2 trillion drinks containers are made every year – so where do they go?

coke can

(Ernest Brillo, Unsplash)

This article is brought to you thanks to the collaboration of The European Sting with the World Economic Forum.

Author: Alex Thornton, Senior Writer, Formative Content


Be honest – how many drinks containers have you used today? A carton of orange juice at breakfast, a plastic bottle of water for your morning run, a takeaway coffee, maybe a can of soft drink at lunch, a couple of styrofoam cups at the office water cooler, perhaps even a bottle of wine to go with dinner? It all adds up.

Globally 2 trillion drinks containers will be made and sold this year, according to projections by the Campaign for Rural England (CPRE). That works out as more than five a week for every person on the planet. And the number is growing every year.

So what can individuals and governments do to make sure those containers don’t end up harming the planet?

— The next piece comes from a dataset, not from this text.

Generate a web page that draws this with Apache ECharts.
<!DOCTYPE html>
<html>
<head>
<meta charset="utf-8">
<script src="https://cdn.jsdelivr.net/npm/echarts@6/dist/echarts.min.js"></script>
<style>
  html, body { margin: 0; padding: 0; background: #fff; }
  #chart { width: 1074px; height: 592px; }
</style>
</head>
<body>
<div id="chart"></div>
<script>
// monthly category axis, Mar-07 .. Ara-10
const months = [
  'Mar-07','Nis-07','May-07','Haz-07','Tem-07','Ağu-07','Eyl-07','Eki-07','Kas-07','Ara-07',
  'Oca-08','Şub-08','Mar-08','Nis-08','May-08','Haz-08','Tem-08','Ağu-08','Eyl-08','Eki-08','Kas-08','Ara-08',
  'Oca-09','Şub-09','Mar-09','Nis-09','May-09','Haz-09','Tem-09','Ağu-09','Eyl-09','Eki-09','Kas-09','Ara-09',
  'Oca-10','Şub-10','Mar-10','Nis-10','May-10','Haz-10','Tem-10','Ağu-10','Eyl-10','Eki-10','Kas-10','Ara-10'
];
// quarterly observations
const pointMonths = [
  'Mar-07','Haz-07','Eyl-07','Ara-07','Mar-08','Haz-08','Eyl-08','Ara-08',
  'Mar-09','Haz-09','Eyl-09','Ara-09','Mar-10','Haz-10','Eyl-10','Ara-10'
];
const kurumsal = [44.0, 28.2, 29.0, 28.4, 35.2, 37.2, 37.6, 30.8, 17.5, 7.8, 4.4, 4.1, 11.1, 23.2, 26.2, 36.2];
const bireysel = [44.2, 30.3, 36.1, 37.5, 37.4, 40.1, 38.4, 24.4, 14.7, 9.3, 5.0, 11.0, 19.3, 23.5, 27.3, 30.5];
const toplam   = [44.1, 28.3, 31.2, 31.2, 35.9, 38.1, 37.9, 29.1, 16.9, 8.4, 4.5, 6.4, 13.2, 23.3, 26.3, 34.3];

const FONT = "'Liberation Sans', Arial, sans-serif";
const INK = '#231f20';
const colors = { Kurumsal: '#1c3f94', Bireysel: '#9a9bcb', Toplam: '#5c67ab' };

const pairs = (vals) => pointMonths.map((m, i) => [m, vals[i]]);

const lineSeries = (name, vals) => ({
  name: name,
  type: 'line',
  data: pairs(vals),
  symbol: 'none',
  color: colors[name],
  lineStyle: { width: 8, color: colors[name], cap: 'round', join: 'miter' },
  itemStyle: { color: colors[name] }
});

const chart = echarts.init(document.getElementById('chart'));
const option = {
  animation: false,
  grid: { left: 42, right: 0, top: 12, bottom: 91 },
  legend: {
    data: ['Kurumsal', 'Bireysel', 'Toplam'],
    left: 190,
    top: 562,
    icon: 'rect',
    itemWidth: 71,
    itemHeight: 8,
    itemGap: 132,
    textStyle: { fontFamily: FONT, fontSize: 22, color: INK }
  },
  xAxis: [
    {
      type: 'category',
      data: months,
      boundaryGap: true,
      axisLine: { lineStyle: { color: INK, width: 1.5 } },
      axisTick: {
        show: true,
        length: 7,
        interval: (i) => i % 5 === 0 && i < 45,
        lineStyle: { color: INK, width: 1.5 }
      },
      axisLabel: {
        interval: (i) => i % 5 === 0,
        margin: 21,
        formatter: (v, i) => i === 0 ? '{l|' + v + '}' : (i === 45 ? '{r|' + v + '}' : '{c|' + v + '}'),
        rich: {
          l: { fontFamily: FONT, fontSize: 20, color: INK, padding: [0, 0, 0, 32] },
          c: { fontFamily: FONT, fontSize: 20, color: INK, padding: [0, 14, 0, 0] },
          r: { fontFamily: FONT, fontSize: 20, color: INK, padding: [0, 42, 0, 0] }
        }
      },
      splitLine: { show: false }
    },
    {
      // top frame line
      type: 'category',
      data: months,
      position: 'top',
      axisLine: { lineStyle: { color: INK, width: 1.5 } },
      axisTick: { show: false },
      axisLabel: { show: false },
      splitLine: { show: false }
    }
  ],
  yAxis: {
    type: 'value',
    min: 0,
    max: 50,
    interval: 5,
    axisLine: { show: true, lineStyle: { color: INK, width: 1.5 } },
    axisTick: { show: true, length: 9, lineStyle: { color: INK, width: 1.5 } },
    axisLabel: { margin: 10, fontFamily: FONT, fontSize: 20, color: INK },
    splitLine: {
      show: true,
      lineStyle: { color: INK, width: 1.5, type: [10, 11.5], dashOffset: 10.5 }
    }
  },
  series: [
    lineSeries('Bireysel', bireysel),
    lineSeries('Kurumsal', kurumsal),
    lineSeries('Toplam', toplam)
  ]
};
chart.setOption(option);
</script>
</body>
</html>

Not all containers are equal

Different containers have different impacts on the environment.

Aluminium cans are lightweight and easy to transport, and can be easily recycled. The metal is also one of the most common on earth. But extracting it uses huge amounts of energy and water, and bauxite strip mines cause significant ecological damage.

Glass bottles are heavy to transport, which increases their carbon footprint. But they are 100% recyclable, and even when they are not recycled eventually break down into what is effectively sand.

Plastic is the most versatile material for packaging drinks. But recycling rates are low – just 14% of the 78 million metric tons produced annually is recycled, and only a fraction of that is reused to make more plastic. Discarded plastic can last centuries before it degrades, and 8 million tons a year ends up in our oceans.

Image: World Economic Forum / Ellen MacArthur Foundation

The best way to prevent drinks containers ending up as waste is, of course, to reuse them. Cities around the world are encouraging the use of refillable water bottles by installing water fountains, or setting up schemes where cafes and bars allow customers to fill up for free. There is even an app that will tell you where your nearest refill station is.

But for containers that can’t be reused, recycling is the next best thing. As the chart below shows, the challenge is actually getting people to do it.

Image: Statista

Deposit schemes

Deposit schemes are one solution. A small charge is levied on each bottle or can, which is then refunded when it’s taken back for recycling.

Norway has been running a highly successful scheme for many years, with recycling rates now at an astonishing 97%. It provides incentives not just for consumers, who can redeem their bottles for cash or credit, but also the shops which take part. Manufacturers benefit from a tax break if the overall national recycling rate reaches a minimum level, giving them a reason to design containers that are easy to recycle.

Different versions of the scheme run in other European countries like Germany, Denmark and Lithuania, and in several states within the US, Canada and Australia. Scotland has recently announced it will be charging 20p per bottle when it launches its own scheme.

Research has shown the schemes have had a broadly positive effect not just on recycling rates, but on the amount of waste plastic making its way into the ocean. Environmental campaigners are now calling for their introduction everywhere.

As the World Economic Forum’s New Plastics Economy Report makes clear, there is an enormous economic potential in designing and manufacturing packaging that reuses existing material. If the beverage industry can successfully apply the principles of the circular economy, you’ll be able to enjoy the convenience, without feeling guilty about the environment.